Selva cautioned that the third offset strategy — focused on inserting next-generation technologies such as robotics, directed energy and rapid manufacturing into military systems — may not be enough to deter nuclear powers like China and Russia unless it is accompanied by a modernization of U.S. nuclear forces.
“The other piece of this is strategic nuclear deterrence,” he said. “I believe our capacity to deter nuclear foes adds credibility to our conventional force. If we are ever threatened by a nuclear foe that is our equal or better, our conventional force loses relevance quickly,” Selva said. This is a debate that reaches beyond the confines of the Pentagon because it requires a national financial commitment of hundreds of millions of dollars to upgrade the nation’s aging intercontinental nuclear missiles, long-range bombers and submarines, known as the nuclear triad.
“We have a bill to pay to modernize our nuclear force, all three legs of the triad,” Selva said. “We need to figure out how to talk about that.”
Defense industry insiders have “textbook answers” to explain the rationale for the nuclear triad. “But as a nation we have to have a discussion about how much, why it’s important, why it keeps us a great power and why each leg keeps the other two legs credible,” he said. “As long as you have a triad it’s highly unlikely anyone will get an edge on us.”
Where the Pentagon goes next with the third offset strategy has become a parlor game in national security circles. Defense analysts worry that the Pentagon’s lumbering decision-making machinery will bog down efforts.
Whatever comes out of the third offset strategy will only “buy us five or 10 years,” said Jerry Hendrix, senior fellow at the Center for a New American Security. “It’s going to have to be a continuous R&D effort to stay ahead of competitors.”
The commercial industry is continuously leaking technical data that is allowing U.S. adversaries to produce stealth and precision targeting weapons, Hendrix said March 9 at a Cato Institute forum.
“What is happening in the world of technology is fundamentally changing,” said Andrew P. Hunter, senior fellow at the Center for Strategic and International Studies. At least two-thirds of global R&D investment comes from the private sector, he noted.

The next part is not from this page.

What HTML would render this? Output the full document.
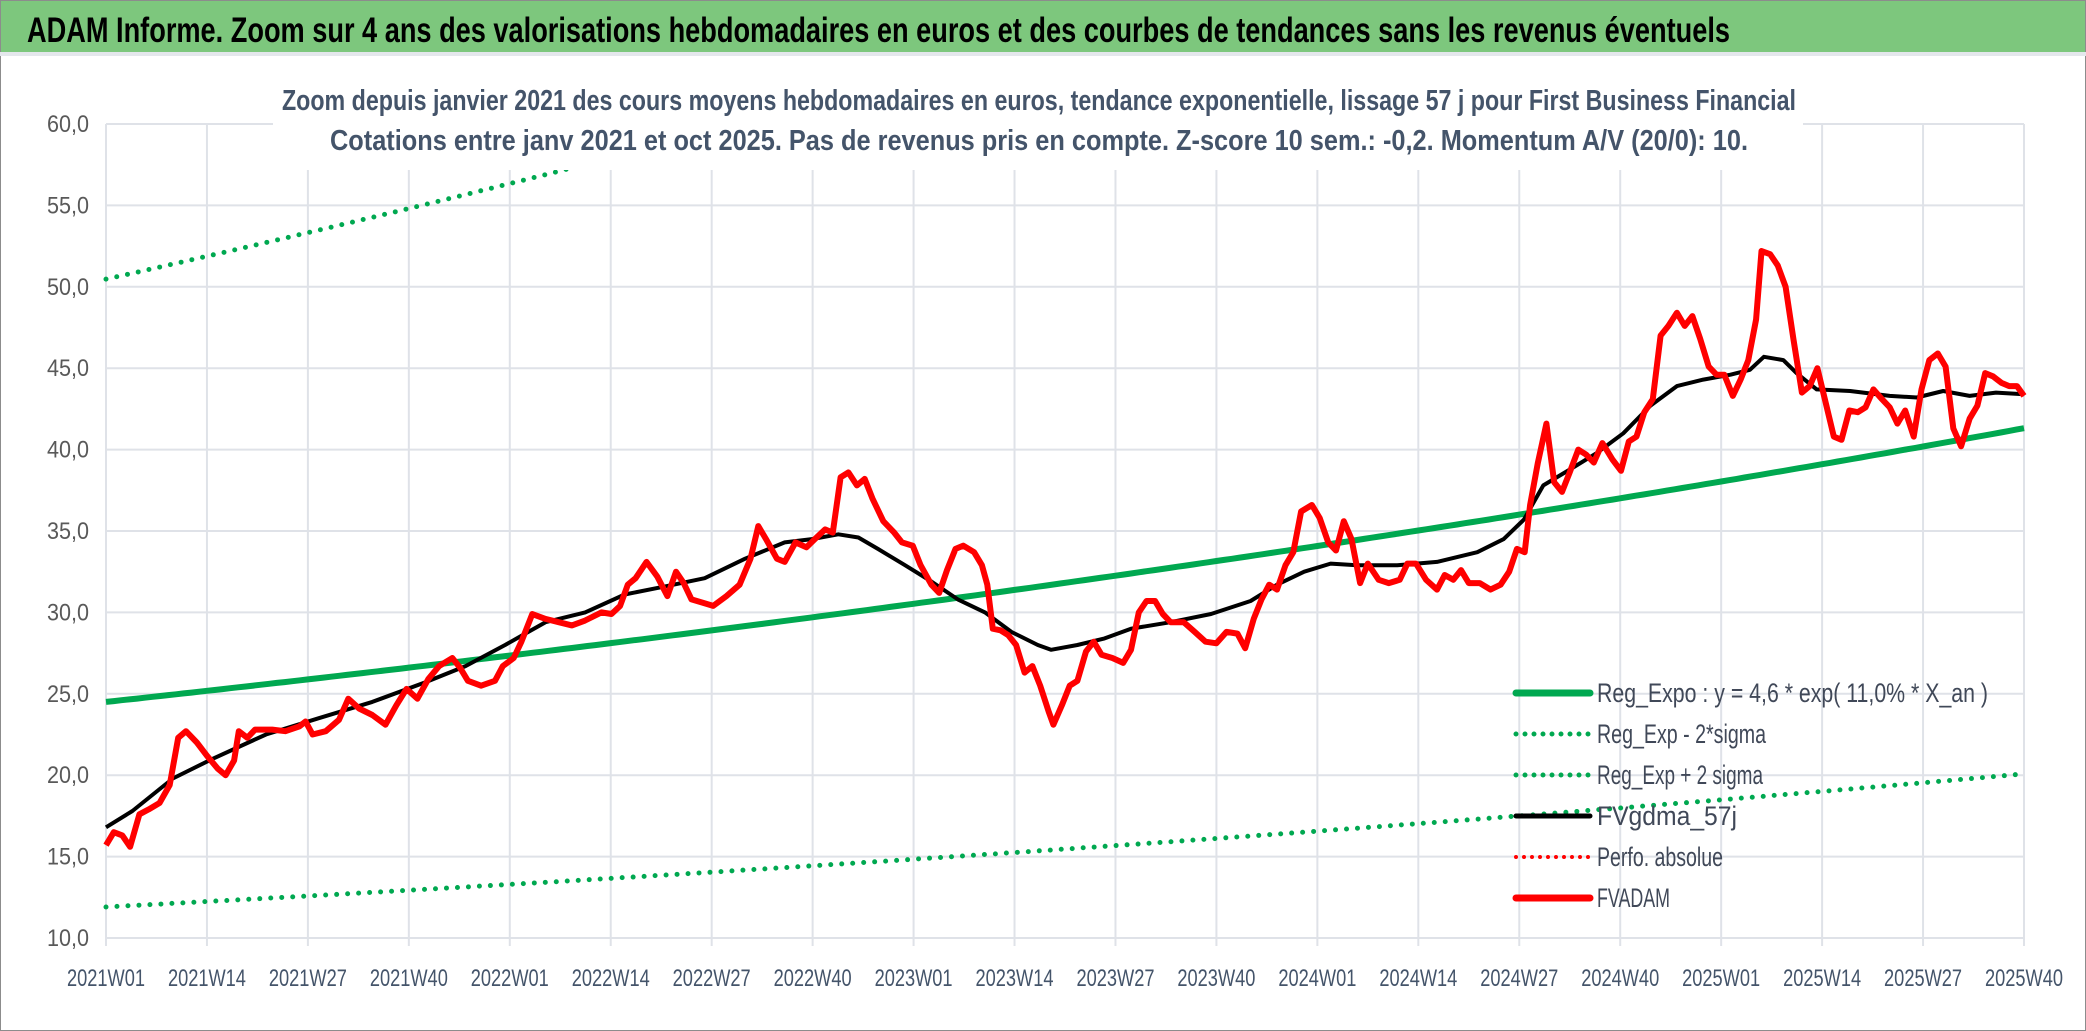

This has fueled innovation on a global scale but the “dark side” of this trend has been the widespread availability of technology that can be exploited and used against the U.S. military.

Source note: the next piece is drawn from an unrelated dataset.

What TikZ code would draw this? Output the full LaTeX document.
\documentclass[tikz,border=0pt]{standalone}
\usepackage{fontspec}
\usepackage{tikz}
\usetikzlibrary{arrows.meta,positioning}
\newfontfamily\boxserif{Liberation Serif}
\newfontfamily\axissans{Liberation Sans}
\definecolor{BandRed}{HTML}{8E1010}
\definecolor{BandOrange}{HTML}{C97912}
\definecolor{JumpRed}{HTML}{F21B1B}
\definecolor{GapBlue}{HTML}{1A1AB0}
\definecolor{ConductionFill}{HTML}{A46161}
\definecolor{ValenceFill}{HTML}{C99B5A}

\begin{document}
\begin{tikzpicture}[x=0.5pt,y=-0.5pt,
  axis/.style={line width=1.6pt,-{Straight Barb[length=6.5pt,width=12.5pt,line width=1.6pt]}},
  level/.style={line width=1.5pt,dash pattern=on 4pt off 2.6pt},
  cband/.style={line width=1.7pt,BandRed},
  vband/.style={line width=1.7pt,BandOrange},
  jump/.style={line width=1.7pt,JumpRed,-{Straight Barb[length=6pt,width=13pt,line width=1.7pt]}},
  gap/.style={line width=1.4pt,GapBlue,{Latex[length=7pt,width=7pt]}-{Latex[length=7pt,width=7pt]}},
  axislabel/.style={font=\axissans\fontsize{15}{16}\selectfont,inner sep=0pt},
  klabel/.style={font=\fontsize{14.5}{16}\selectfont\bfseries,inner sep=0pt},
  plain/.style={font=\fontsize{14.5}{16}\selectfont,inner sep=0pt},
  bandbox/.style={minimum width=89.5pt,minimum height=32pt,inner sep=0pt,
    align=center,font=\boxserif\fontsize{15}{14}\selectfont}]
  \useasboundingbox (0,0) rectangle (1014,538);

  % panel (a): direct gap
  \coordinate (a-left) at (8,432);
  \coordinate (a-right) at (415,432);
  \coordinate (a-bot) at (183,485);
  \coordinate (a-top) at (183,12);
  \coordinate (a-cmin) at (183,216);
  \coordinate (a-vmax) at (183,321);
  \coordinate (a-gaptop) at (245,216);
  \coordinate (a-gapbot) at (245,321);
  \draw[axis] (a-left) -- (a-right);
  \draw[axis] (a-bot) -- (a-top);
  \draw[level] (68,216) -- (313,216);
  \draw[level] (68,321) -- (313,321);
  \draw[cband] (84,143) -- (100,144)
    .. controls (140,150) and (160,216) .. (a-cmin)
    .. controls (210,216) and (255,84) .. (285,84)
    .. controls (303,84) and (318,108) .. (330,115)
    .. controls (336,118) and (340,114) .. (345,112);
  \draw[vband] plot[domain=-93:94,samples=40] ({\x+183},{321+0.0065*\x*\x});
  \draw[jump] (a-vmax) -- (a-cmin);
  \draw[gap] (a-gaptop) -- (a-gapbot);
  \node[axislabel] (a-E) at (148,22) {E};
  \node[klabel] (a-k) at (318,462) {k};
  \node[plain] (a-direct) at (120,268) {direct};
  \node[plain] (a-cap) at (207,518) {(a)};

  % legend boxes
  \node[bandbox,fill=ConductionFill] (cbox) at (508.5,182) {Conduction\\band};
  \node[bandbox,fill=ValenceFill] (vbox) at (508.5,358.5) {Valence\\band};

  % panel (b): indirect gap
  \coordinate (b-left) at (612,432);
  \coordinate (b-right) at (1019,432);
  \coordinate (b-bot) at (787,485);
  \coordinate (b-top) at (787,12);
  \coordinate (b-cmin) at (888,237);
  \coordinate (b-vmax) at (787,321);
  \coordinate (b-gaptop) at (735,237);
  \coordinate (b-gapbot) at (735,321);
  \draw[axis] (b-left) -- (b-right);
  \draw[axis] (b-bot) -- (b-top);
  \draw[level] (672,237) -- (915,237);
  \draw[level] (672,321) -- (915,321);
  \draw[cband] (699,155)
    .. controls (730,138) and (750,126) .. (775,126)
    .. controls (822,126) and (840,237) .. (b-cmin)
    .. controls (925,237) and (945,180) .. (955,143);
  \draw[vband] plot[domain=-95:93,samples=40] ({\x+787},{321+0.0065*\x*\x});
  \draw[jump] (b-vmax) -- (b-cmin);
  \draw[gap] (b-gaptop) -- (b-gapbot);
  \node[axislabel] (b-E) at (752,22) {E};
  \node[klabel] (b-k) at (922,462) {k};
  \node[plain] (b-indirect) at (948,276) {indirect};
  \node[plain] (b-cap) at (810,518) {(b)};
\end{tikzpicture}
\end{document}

“Commercial technology has increasing relevance to military applications,” Hunter said. Technology that allows pinpoint targeting is one of the most glaring examples. The electronics that revolutionized warfare in the 1980s and 1990s and required hundreds of millions of dollars in military investment now are mass-produced and applied to consumer products. “I can image something, I can geo-locate it. I can transmit that data back to someone and show them exactly what needs to be blown up,” Hunter said. This is a big “paradigm change that the department has to deal with,” he added. “They are trying to deal with it. The third offset is intended to respond to the fact that the technological advantage the United States has enjoined is narrowing.”
The Pentagon cannot stop the increasing democratization of technology, but it can change how it buys and employs technology. “How do we change our system, our way of doing things to adapt to a cycle of months, not years?” Hunter asked. “It’s possible that the person who can adapt more quickly wins, and the technology revolution gives the advantage to the one that adapts faster.” Hunter gives the Pentagon credit for putting emphasis on the “human element” as part of the third offset discussion. “How to use technology in new ways is important.”